What is being asked:
State how many lines of the entries hold the string "this". Reply with the number alone.

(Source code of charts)
────────────────
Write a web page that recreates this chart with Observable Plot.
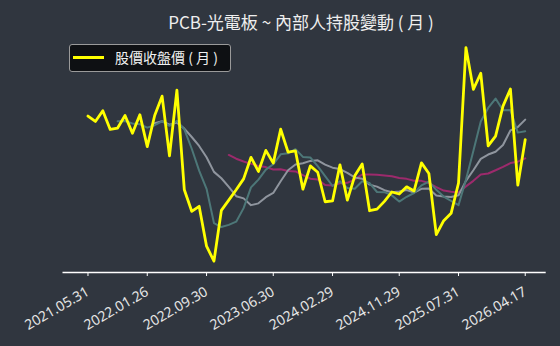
<!DOCTYPE html>
<html>
<head>
<meta charset="utf-8">
<script src="https://cdn.jsdelivr.net/npm/d3@7"></script>
<script src="https://cdn.jsdelivr.net/npm/@observablehq/plot@0.6"></script>
<style>
  html, body { margin: 0; padding: 0; background: #30363f; }
  #wrap { position: relative; width: 560px; height: 346px; background: #30363f; overflow: hidden; }
  #title { position: absolute; left: 21px; width: 560px; top: 13px; text-align: center; line-height: 17px;
           font-family: "Noto Sans CJK TC", "Noto Sans", sans-serif; font-size: 17px; color: #eeeeee; white-space: pre; }
  #legend { position: absolute; left: 69px; top: 44px; width: 160px; height: 26px;
            background: #0e1013; border: 1px solid #9a9a9a; border-radius: 3px; box-sizing: content-box; }
  #legend .sw { position: absolute; left: 3px; top: 11px; width: 31px; height: 3px; background: #ffff00; }
  #legend .lb { position: absolute; left: 45px; top: 5px; font-family: "Noto Sans CJK TC", sans-serif;
                font-size: 14px; line-height: 14px; color: #f0f0f0; white-space: pre; }
  svg { position: absolute; left: 0; top: 0; }
</style>
</head>
<body>
<div id="wrap">
  <div id="title">PCB-光電板 ~ 內部人持股變動 ( 月 )</div>
  <div id="legend"><div class="sw"></div><div class="lb">股價收盤價 ( 月 )</div></div>
</div>
<script>
// monthly closing price (2021.05 .. 2026.04), one value per month
const price = [82, 79.3, 84.7, 75.3, 76, 82.3, 73.4, 82.7, 66.7, 82.3, 92, 62, 95, 45, 34.2, 36.7, 16.7, 9.2, 34.7, 39.8,
  45, 50.5, 61.3, 54.2, 64.8, 58.4, 75.4, 63.9, 64.5, 45.3, 57, 53.8, 39, 39.4, 57.5, 39.8, 52, 58, 34.5, 35.3,
  39.2, 43.9, 42.9, 46.5, 44.4, 58.5, 53.2, 22.5, 29.5, 33.2, 48.4, 116.4, 95.4, 103.5, 67, 71.9, 87, 95.6, 47.3, 70.2];
// teal line
const lineA = [null, null, null, null, 79.4, 79.5, 78.3, 77.9, 76.2, 77.4, 79.4, 77.1, 79.6, 75.3, 65.6, 54.6, 45.5, 28.3, 26.3, 27.4,
  29.0, 35.8, 46.2, 50.1, 55.1, 57.8, 62.8, 63.3, 65.4, 61.5, 61.2, 56.9, 51.9, 46.9, 49.3, 45.9, 45.5, 49.3, 48.4, 43.9,
  43.8, 42.2, 39.1, 41.5, 43.4, 47.2, 49.1, 45.0, 41.6, 39.4, 37.3, 50.0, 64.5, 79.3, 86.1, 90.8, 84.9, 85.0, 73.7, 74.4];
// light gray line
const lineB = [null, null, null, null, null, null, null, null, null, 78.4, 79.4, 77.7, 78.7, 75.7, 71.5, 67.0, 61.3, 54.0, 50.8, 46.5,
  41.8, 40.7, 37.3, 38.2, 41.3, 43.4, 49.3, 54.8, 57.7, 58.3, 59.5, 59.8, 57.6, 56.1, 55.4, 53.5, 51.2, 50.6, 47.6, 46.6,
  44.8, 43.8, 44.2, 44.9, 43.6, 45.5, 45.6, 42.1, 41.6, 41.4, 42.3, 49.5, 54.8, 60.5, 62.7, 64.1, 67.5, 74.8, 76.5, 80.2];
// magenta line
const lineC = [null, null, null, null, null, null, null, null, null, null, null, null, null, null, null, null, null, null, null, 62.5,
  60.6, 59.2, 58.0, 57.0, 56.4, 55.2, 55.3, 54.4, 54.2, 52.4, 50.6, 50.2, 47.4, 47.2, 48.3, 48.5, 50.2, 52.7, 52.7, 52.5,
  52.2, 51.8, 50.9, 50.5, 49.5, 49.5, 48.4, 46.3, 44.6, 44.0, 43.6, 46.7, 49.5, 52.7, 53.2, 54.8, 56.5, 58.4, 59.1, 60.8];
// x tick positions (month index) and labels
const tickIndex = [0, 8, 16, 25, 33, 42, 50, 59];
const tickLabels = ["2021.05.31", "2022.01.26", "2022.09.30", "2023.06.30", "2024.02.29", "2024.11.29", "2025.07.31", "2026.04.17"];

const idx = price.map((_, i) => i);
const series = (arr) => idx.map(i => ({i, v: arr[i]}));
const yDomain = [3.5, 140];

const chart = Plot.plot({
  width: 560,
  height: 346,
  marginLeft: 62.5,
  marginRight: 14.3,
  marginTop: 0,
  marginBottom: 74,
  style: {background: "transparent", color: "#e6e6e6", fontFamily: "'Noto Sans', 'DejaVu Sans', sans-serif"},
  x: {type: "linear", domain: [-3.37, 61.83]},
  y: {type: "linear", domain: yDomain, axis: null},
  marks: [
    Plot.ruleY([yDomain[0]], {stroke: "#ffffff", strokeWidth: 1.3}),
    Plot.axisX({ticks: tickIndex, tickFormat: (d) => tickLabels[tickIndex.indexOf(d)], tickRotate: -30,
      tickSize: 4, tickPadding: 14, fontSize: 14, stroke: "#ffffff", fill: "#e6e6e6", label: null}),
    Plot.line(series(lineC), {x: "i", y: "v", stroke: "#9c2a6c", strokeWidth: 2, defined: d => d.v != null}),
    Plot.line(series(lineB), {x: "i", y: "v", stroke: "#8f959e", strokeWidth: 2, defined: d => d.v != null}),
    Plot.line(series(lineA), {x: "i", y: "v", stroke: "#4d7778", strokeWidth: 2, defined: d => d.v != null}),
    Plot.line(series(price), {x: "i", y: "v", stroke: "#ffff00", strokeWidth: 2.8})
  ]
});
document.getElementById("wrap").insertBefore(chart, document.getElementById("title"));
</script>
</body>
</html>
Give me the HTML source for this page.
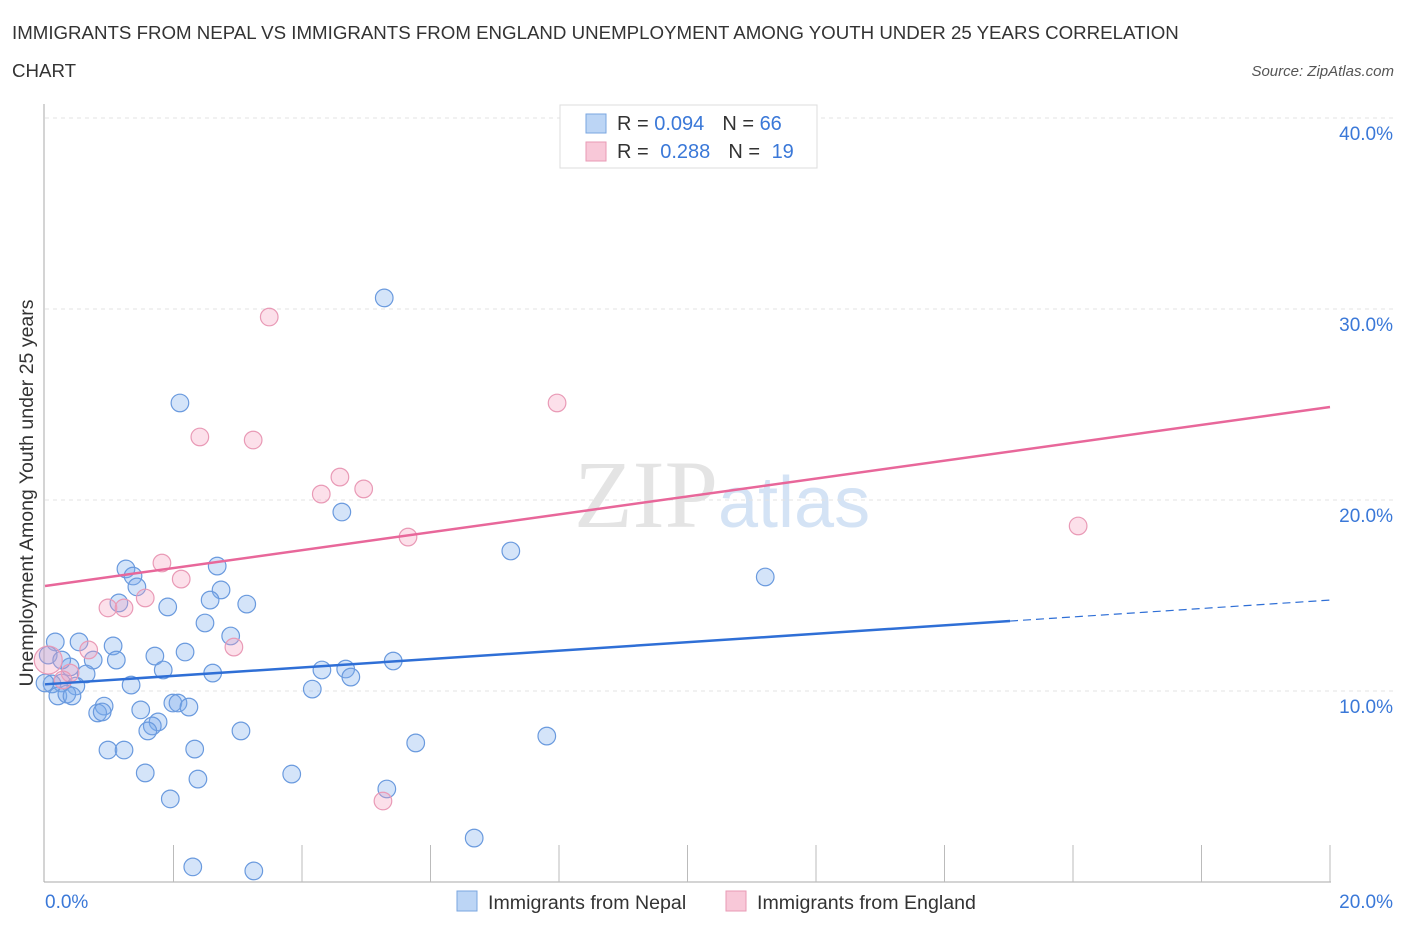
<!DOCTYPE html>
<html><head><meta charset="utf-8"><style>
body{margin:0;background:#fff;font-family:"Liberation Sans",sans-serif;}
svg{display:block}
</style></head><body>
<svg id="chart" width="1406" height="930">
<text x="12" y="39" font-size="18.7" fill="#333">IMMIGRANTS FROM NEPAL VS IMMIGRANTS FROM ENGLAND UNEMPLOYMENT AMONG YOUTH UNDER 25 YEARS CORRELATION</text>
<text x="12" y="77" font-size="18.7" fill="#333">CHART</text>
<text x="1394" y="76" font-size="15" fill="#555" font-style="italic" text-anchor="end">Source: ZipAtlas.com</text>
<text x="33" y="493" font-size="19.5" fill="#333" text-anchor="middle" transform="rotate(-90 33 493)">Unemployment Among Youth under 25 years</text>
<text x="718" y="527" font-size="96" fill="#e4e4e4" text-anchor="end" font-family="Liberation Serif,serif">ZIP</text>
<text x="718" y="527" font-size="72" fill="#d4e3f5">atlas</text>
<g id="grid"></g><g id="marks"></g>
<g>
<rect x="560" y="105" width="257" height="63" fill="#fff" stroke="#ddd"/>
<rect x="586" y="114" width="20" height="19" fill="#bcd5f5" stroke="#7aa6e0"/>
<rect x="586" y="142" width="20" height="19" fill="#f8c8d8" stroke="#e89ab5"/>
<text x="617" y="130" font-size="20" fill="#333">R = <tspan fill="#3a78d8">0.094</tspan><tspan dx="18">N = </tspan><tspan fill="#3a78d8">66</tspan></text>
<text x="617" y="158" font-size="20" fill="#333">R = <tspan fill="#3a78d8" dx="6">0.288</tspan><tspan dx="18">N = </tspan><tspan fill="#3a78d8" dx="6">19</tspan></text>
</g>
<g>
<rect x="457" y="891" width="20" height="20" fill="#bcd5f5" stroke="#7aa6e0"/>
<text x="488" y="909" font-size="19.6" fill="#333">Immigrants from Nepal</text>
<rect x="726" y="891" width="20" height="20" fill="#f8c8d8" stroke="#e89ab5"/>
<text x="757" y="909" font-size="19.6" fill="#333">Immigrants from England</text>
</g>
</svg>
<script>
const nepalX=[5.28,2.10,4.62,7.25,11.21,1.26,1.37,2.68,1.43,2.74,1.15,1.91,2.57,3.14,2.49,2.89,0.16,0.53,1.06,0.75,1.11,1.71,2.18,0.39,0.64,0.11,0.26,0.48,1.34,1.84,2.61,4.16,4.31,4.68,4.76,5.42,0.20,0.34,0.42,0.92,0.82,0.89,1.49,1.76,1.67,1.60,1.99,2.07,2.24,3.05,0.98,1.23,2.33,5.77,7.81,1.56,2.38,3.84,1.95,5.32,6.68,2.30,3.25,0.05,0.0,0.26];
const nepalY=[30.58,25.08,19.37,17.33,15.97,16.39,16.02,16.54,15.45,15.29,14.61,14.40,14.76,14.55,13.56,12.88,12.57,12.57,12.36,11.62,11.62,11.83,12.04,11.26,10.89,10.37,10.42,10.26,10.31,11.10,10.94,10.10,11.10,11.15,10.73,11.57,9.74,9.84,9.74,9.21,8.85,8.90,9.01,8.38,8.17,7.91,9.37,9.37,9.16,7.91,6.91,6.91,6.96,7.28,7.64,5.71,5.39,5.65,4.35,4.87,2.30,0.79,0.58,11.88,10.42,11.62];
const englandX=[3.49,7.97,2.41,3.24,4.59,4.30,4.96,5.65,1.82,2.12,1.56,0.98,1.23,0.68,2.94,0.39,0.28,5.26,16.08,0.05];
const englandY=[29.58,25.08,23.30,23.14,21.20,20.31,20.58,18.06,16.70,15.86,14.87,14.35,14.35,12.15,12.30,10.94,10.58,4.24,18.64,11.62];
const nepalLine=[10.35,14.76], englandLine=[15.50,24.87];
const yTicks=[10,20,30,40];
const ns="http://www.w3.org/2000/svg";
const X=v=>45+v/20*1285, Y=v=>882-v*19.1;
const grid=document.getElementById('grid'), marks=document.getElementById('marks');
function mk(t,a,p){const e=document.createElementNS(ns,t);for(const k in a)e.setAttribute(k,a[k]);p.appendChild(e);return e;}
yTicks.forEach(t=>{
 const l=mk('line',{x1:45,x2:1395,y1:Y(t),y2:Y(t),stroke:'#e3e3e3','stroke-dasharray':'4,4'},grid);
 
 
 const tx=mk('text',{x:1393,y:Y(t)+22,'font-size':19,fill:'#3a78d8','text-anchor':'end'},grid);
 tx.textContent=t.toFixed(1)+'%';
 
 
});
mk('line',{x1:44,x2:44,y1:104,y2:882,stroke:'#aaa'},grid);
mk('line',{x1:44,x2:1331,y1:882,y2:882,stroke:'#aaa'},grid);
for(let i=1;i<=10;i++){mk('line',{x1:X(i*2),x2:X(i*2),y1:845,y2:882,stroke:'#bbb'},grid);}
const xl0=mk('text',{x:45,y:908,'font-size':19,fill:'#3a78d8'},grid);xl0.textContent='0.0%';


const xl1=mk('text',{x:1393,y:908,'font-size':19,fill:'#3a78d8','text-anchor':'end'},grid);xl1.textContent='20.0%';


nepalX.forEach((x,i)=>{const c=mk('circle',{cx:X(x),cy:Y(nepalY[i]),r:8.8,fill:'rgba(120,170,235,0.32)',stroke:'#6a9ade','stroke-width':1.2},marks);
 
 });
englandX.forEach((x,i)=>{const c=mk('circle',{cx:X(x),cy:Y(englandY[i]),r:i==19?14:8.8,fill:'rgba(245,160,190,0.32)',stroke:'#e99ab6','stroke-width':1.2},marks);
 
 });
const ly=x=>nepalLine[0]+(nepalLine[1]-nepalLine[0])*x/20;
const b1=mk('line',{x1:X(0),y1:Y(ly(0)),x2:X(15.02),y2:Y(ly(15.02)),stroke:'#2f6fd6','stroke-width':2.5},marks);


mk('line',{x1:X(15.02),y1:Y(ly(15.02)),x2:X(20),y2:Y(ly(20)),stroke:'#2f6fd6','stroke-width':1.2,'stroke-dasharray':'8,5'},marks);
const p1=mk('line',{x1:X(0),y1:Y(englandLine[0]),x2:X(20),y2:Y(englandLine[1]),stroke:'#e8679a','stroke-width':2.5},marks);


</script>
</body></html>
────────────────
Task solution:
2